ドイツ銀行株の今後の行方について考察する

今回はドイツ銀行のことを要約したい。3~4年前にドイツ銀行が危ないという話しが出た時に筆者は外債に詳しい者から聞いて、ドイツ銀行の社債をジャンク債投資として買って短期間で少々利食いしたことがあった。

それ以来ドイツ銀行に興味を持った。まず、ドイツ銀行が危ない、潰れる寸前まで来ているという話しが根拠もなしに伝わっている

もしドイツ銀行が本当に破綻したならば、これはリーマンショックよりも大きい。日本で言えば、三菱銀行・三井住友銀行・みずほ銀行がいっぺんに破綻したのと同じぐらいのことになると想定して良いぐらいである。ドイツ銀行が「身を切る改革」に進んでいるがというが、1万8,000人を削減するという。

平時におけるみずほ銀行でさえも、2万人を削減すると言っている。ドイツ銀行の経営失敗は、もとはディーリング部門の失敗である。自社の金を使って相場で利益を上げようということに失敗したのが、山一證券・三洋証券等の巨大証券であり、その10年以上前から日本で5番目の証券会社の国際証券(今は三菱UFJ国際証券となって見る影もないが当時は5番目だった)に、豊田善一氏はそこの社長として野村證券の副社長から転籍した。

そして、10数番目だった国際証券を短期間で5番目の地位までもってきた。その国際証券元社長豊田善一氏とは筆者は新人の頃から良く知り合っていた。

筆者は、彼の直属の部下になったことはないがある程度親しい仲だった。

とにかく良く仕事をする超リアリストだった。彼が10数番目の会社をあっという間に5番目にした理由はそれは単純明快なことだった。会社の金を使って相場で儲けようということを一切やめさせたからだ。「儲かるからやろう」と主張するディーリング部門の責任者に対して「儲かるならば顧客に儲けさせろ。そして手数料を頂け」、これを徹底した。

単純なことだった。彼が野村證券で株式担当役員をしていたころ、相当に頭も良いし腕も良い優れた人をディーリング部門の責任者を担当させたが、全員が皆、うまく行かなかった。「相場を張ってとるということは難しいのだ。それを一切やめさせたからだ良かったのだ」と豊田氏は誰にも語っていた。

野村証券創業者の野村徳七翁は、日露戦争相場で大儲けし、そこで考えた。「もし相場の目が反対に出たら恐ろしいことになった。もう相場を張って儲けることは止めた。経済を調査し、企業を調べてそのうえで投資をするのだ」と。これが「調査の野村」のブランドの始まりだった。そこで周防行40周年を期して鎌倉に大規模な野村総合研究賞を設立した。これを以て日本の「総研」の嚆矢と為す。

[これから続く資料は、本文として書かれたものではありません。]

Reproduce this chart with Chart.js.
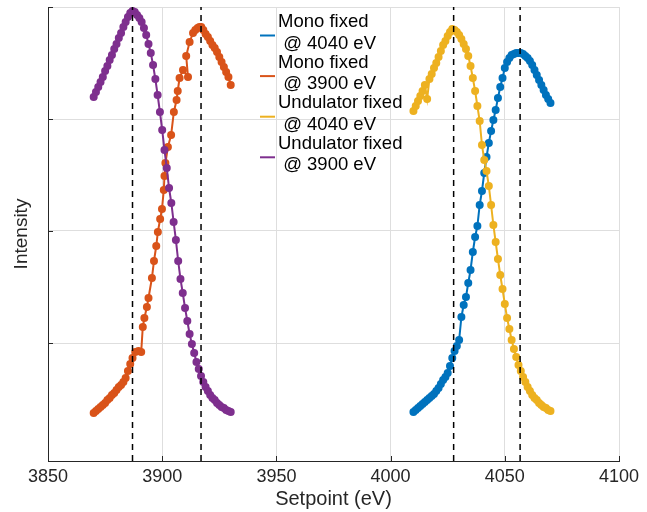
<!DOCTYPE html>
<html lang="en">
<head>
<meta charset="UTF-8">
<title>Setpoint scans</title>
<script src="https://cdn.jsdelivr.net/npm/chart.js"></script>
<style>
    body { margin: 0; background: #fff; }
    canvas { display: block; }
</style>
</head>
<body>
<canvas id="scanChart" width="647" height="512"></canvas>
<script>
// scan energies (eV)
var energyLow = [3870, 3871, 3872, 3873, 3874, 3875, 3876, 3877, 3878, 3879, 3880, 3881, 3882, 3883, 3884, 3885, 3886, 3887, 3888, 3889, 3890, 3891, 3892, 3893, 3894, 3895, 3896, 3897, 3898, 3899, 3900, 3901, 3902, 3903, 3904, 3905, 3906, 3907, 3908, 3909, 3910, 3911, 3912, 3913, 3914, 3915, 3916, 3917, 3918, 3919, 3920, 3921, 3922, 3923, 3924, 3925, 3926, 3927, 3928, 3929, 3930];
var energyHigh = [4010, 4011, 4012, 4013, 4014, 4015, 4016, 4017, 4018, 4019, 4020, 4021, 4022, 4023, 4024, 4025, 4026, 4027, 4028, 4029, 4030, 4031, 4032, 4033, 4034, 4035, 4036, 4037, 4038, 4039, 4040, 4041, 4042, 4043, 4044, 4045, 4046, 4047, 4048, 4049, 4050, 4051, 4052, 4053, 4054, 4055, 4056, 4057, 4058, 4059, 4060, 4061, 4062, 4063, 4064, 4065, 4066, 4067, 4068, 4069, 4070];
// mono @ 3900 was sampled unevenly
var energyMono3900 = [3870, 3871, 3872, 3873, 3874, 3875, 3876, 3877, 3878, 3879, 3880, 3881, 3882, 3883, 3884, 3885, 3886, 3887, 3888.2, 3889.6, 3890.8, 3891.5, 3892.2, 3893.3, 3894, 3895.5, 3896.4, 3897.4, 3898.1, 3899.1, 3899.9, 3900.7, 3901, 3901.4, 3902.5, 3903.9, 3905.1, 3906.3, 3906.8, 3907.6, 3909.1, 3911.3, 3910.5, 3912, 3913.5, 3914.5, 3915.5, 3916.3, 3917.1, 3918, 3919, 3920, 3921, 3922, 3923, 3924, 3925, 3926, 3927, 3928, 3929, 3930];

// intensities (arb. units)
var mono4040 = [43, 45, 47, 49, 51, 53, 55, 57, 59, 61, 64, 67, 71, 75, 78, 82, 89, 97, 104, 109, 115, 138, 150, 158, 172, 185, 203, 218, 229, 250, 264, 282, 298, 312, 324, 335, 345, 357, 368, 377, 387, 393, 397, 400, 401, 402, 402, 402, 401, 399, 397, 394, 390, 385, 380, 375, 370, 365, 360, 356, 352];
var mono3900 = [42, 44, 46, 48, 50, 52, 55, 57, 60, 62, 65, 68, 70, 73, 77, 84, 91, 97, 103, 104, 103, 128, 137, 148, 157, 177, 194, 209, 223, 236, 246, 265, 279, 292, 308, 320, 343, 355, 364, 377, 385, 378, 399, 413, 422, 425, 427, 428, 428, 425, 421, 418, 414, 410, 407, 403, 398, 393, 388, 383, 378, 370];
var und4040 = [344, 349, 354, 359, 364, 370, 356, 376, 381, 387, 392, 398, 404, 410, 414, 419, 423, 426, 425, 423, 420, 416, 411, 406, 399, 389, 377, 364, 349, 334, 310, 295, 284, 269, 250, 230, 213, 196, 180, 166, 151, 137, 126, 115, 106, 98, 90, 84, 78, 73, 68, 64, 60, 57, 55, 52, 50, 48, 47, 45, 44];
var und3900 = [358, 363, 368, 373, 378, 384, 389, 395, 400, 406, 411, 417, 422, 428, 433, 438, 442, 444, 443, 440, 437, 433, 427, 420, 411, 402, 390, 376, 360, 343, 325, 305, 287, 267, 252, 233, 215, 194, 176, 162, 147, 134, 121, 111, 102, 93, 86, 79, 73, 68, 64, 60, 57, 55, 52, 50, 48, 47, 45, 44, 43];

var seriesLabels = [
    ['Mono fixed', ' @ 4040 eV'],
    ['Mono fixed', ' @ 3900 eV'],
    ['Undulator fixed', ' @ 4040 eV'],
    ['Undulator fixed', ' @ 3900 eV']
];
var seriesColors = ['#0072BD', '#D95319', '#EDB120', '#7E2F8E'];

// peak positions marked with dashed lines
var peakLines = [3887, 3917, 4027.6, 4056.7];

var xTicks = [3850, 3900, 3950, 4000, 4050, 4100];
var yGrid = [112, 224, 336, 448];
var yMin = -6, yMax = 448;

function toPoints(xs, ys) {
    return ys.map(function (y, i) { return { x: xs[i], y: y }; });
}

var seriesData = [
    toPoints(energyHigh, mono4040),
    toPoints(energyMono3900, mono3900),
    toPoints(energyHigh, und4040),
    toPoints(energyLow, und3900)
];

var datasets = seriesData.map(function (pts, i) {
    return {
        label: seriesLabels[i].join(''),
        legendLines: seriesLabels[i],
        data: pts,
        showLine: true,
        borderColor: seriesColors[i],
        backgroundColor: seriesColors[i],
        borderWidth: 2,
        pointRadius: 4,
        pointBorderWidth: 0,
        pointBackgroundColor: seriesColors[i],
        order: 4 - i
    };
});

peakLines.forEach(function (e) {
    datasets.push({
        data: [{ x: e, y: yMin }, { x: e, y: yMax }],
        showLine: true,
        borderColor: '#000',
        borderWidth: 1.5,
        borderDash: [6, 5],
        pointRadius: 0,
        order: -1
    });
});

var fontFamily = '"Liberation Sans", Arial, Helvetica, sans-serif';
Chart.defaults.font.family = fontFamily;
Chart.defaults.color = '#262626';

// legend drawn inside the axes, two text lines per entry
var insideLegend = {
    id: 'insideLegend',
    afterDraw: function (chart) {
        var ctx = chart.ctx;
        ctx.save();
        ctx.font = '18.5px ' + fontFamily;
        ctx.textBaseline = 'alphabetic';
        chart.data.datasets.forEach(function (ds, i) {
            if (!ds.legendLines) return;
            var base = 27 + i * 40.6;
            ctx.strokeStyle = ds.borderColor;
            ctx.lineWidth = 2;
            ctx.beginPath();
            ctx.moveTo(260, base + 8.5);
            ctx.lineTo(275, base + 8.5);
            ctx.stroke();
            ctx.fillStyle = '#000';
            ctx.fillText(ds.legendLines[0], 278, base);
            ctx.fillText(ds.legendLines[1], 278, base + 21.6);
        });
        ctx.restore();
    }
};

// small inward tick marks like the original axes
var inwardTicks = {
    id: 'inwardTicks',
    afterDraw: function (chart) {
        var ctx = chart.ctx, area = chart.chartArea;
        ctx.save();
        ctx.strokeStyle = '#262626';
        ctx.lineWidth = 1;
        ctx.beginPath();
        chart.scales.x.ticks.forEach(function (t) {
            var px = Math.round(chart.scales.x.getPixelForValue(t.value)) + 0.5;
            ctx.moveTo(px, area.bottom);
            ctx.lineTo(px, area.bottom - 5);
        });
        chart.scales.y.ticks.forEach(function (t) {
            var py = Math.round(chart.scales.y.getPixelForValue(t.value)) + 0.5;
            ctx.moveTo(area.left, py);
            ctx.lineTo(area.left + 5, py);
        });
        ctx.stroke();
        ctx.restore();
    }
};

var ctxScan = document.getElementById('scanChart').getContext('2d');
var scanChart = new Chart(ctxScan, {
    type: 'scatter',
    data: { datasets: datasets },
    options: {
        responsive: false,
        animation: false,
        layout: { padding: { left: 0, right: 28, top: 7, bottom: 0 } },
        plugins: {
            legend: { display: false },
            tooltip: { enabled: false }
        },
        scales: {
            x: {
                type: 'linear',
                position: 'bottom',
                min: 3850,
                max: 4100,
                afterBuildTicks: function (scale) {
                    scale.ticks = xTicks.map(function (v) { return { value: v }; });
                },
                ticks: {
                    font: { size: 18 },
                    padding: 5,
                    maxRotation: 0,
                    callback: function (value) { return String(value); }
                },
                grid: { color: '#dedede', drawTicks: false },
                border: { color: '#262626', width: 1 },
                title: { display: true, text: 'Setpoint (eV)', font: { size: 20 }, padding: { top: 0, bottom: 1 } },
                afterFit: function (scale) { scale.height = 51; }
            },
            y: {
                type: 'linear',
                min: yMin,
                max: yMax,
                afterBuildTicks: function (scale) {
                    scale.ticks = yGrid.map(function (v) { return { value: v }; });
                },
                ticks: { display: false },
                grid: { color: '#dedede', drawTicks: false },
                border: { color: '#262626', width: 1 },
                title: { display: true, text: 'Intensity', font: { size: 19 }, padding: { top: 10, bottom: 0 } },
                afterFit: function (scale) { scale.width = 48; }
            }
        }
    },
    plugins: [insideLegend, inwardTicks]
});
</script>
</body>
</html>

100年以上前に野村徳七翁が悟り、40年前に豊田善一氏が実行し、30年前に筆者が銘記して実行してきた基本方針を、ドイツ銀行は今から「改革」に取り組むという。聡明なはずのゲルマン民族の銀行としては遅きに失した感がある。だからこそ今から大底圏内を買うという好機がある。

ドイツ銀行はその部門で失敗した。米モルガンスタンレーも米ゴールドマンサックスもトレーディング分野の見直しを進めている。スイスのクレディスイスもトレーディング部門を縮小して、顧客の資産の運用部門に軸足を移したという。

30年数年前に野村證券副社長から国際証券社長に就任した豊田善一氏は、平成バブルの真っ最中、どこの会社でもディーリング部門で儲かっている最中に、それを一切やめさせた。「一株でも買ったらクビにするぞ」とディーリング部門の責任者に言い渡した、と筆者にも語ったし30年前に三井ホームが上場するときに7%の幹事証券になったので豊田社長は時々三井ホームに来た。その時にも常に同じことを言っていた。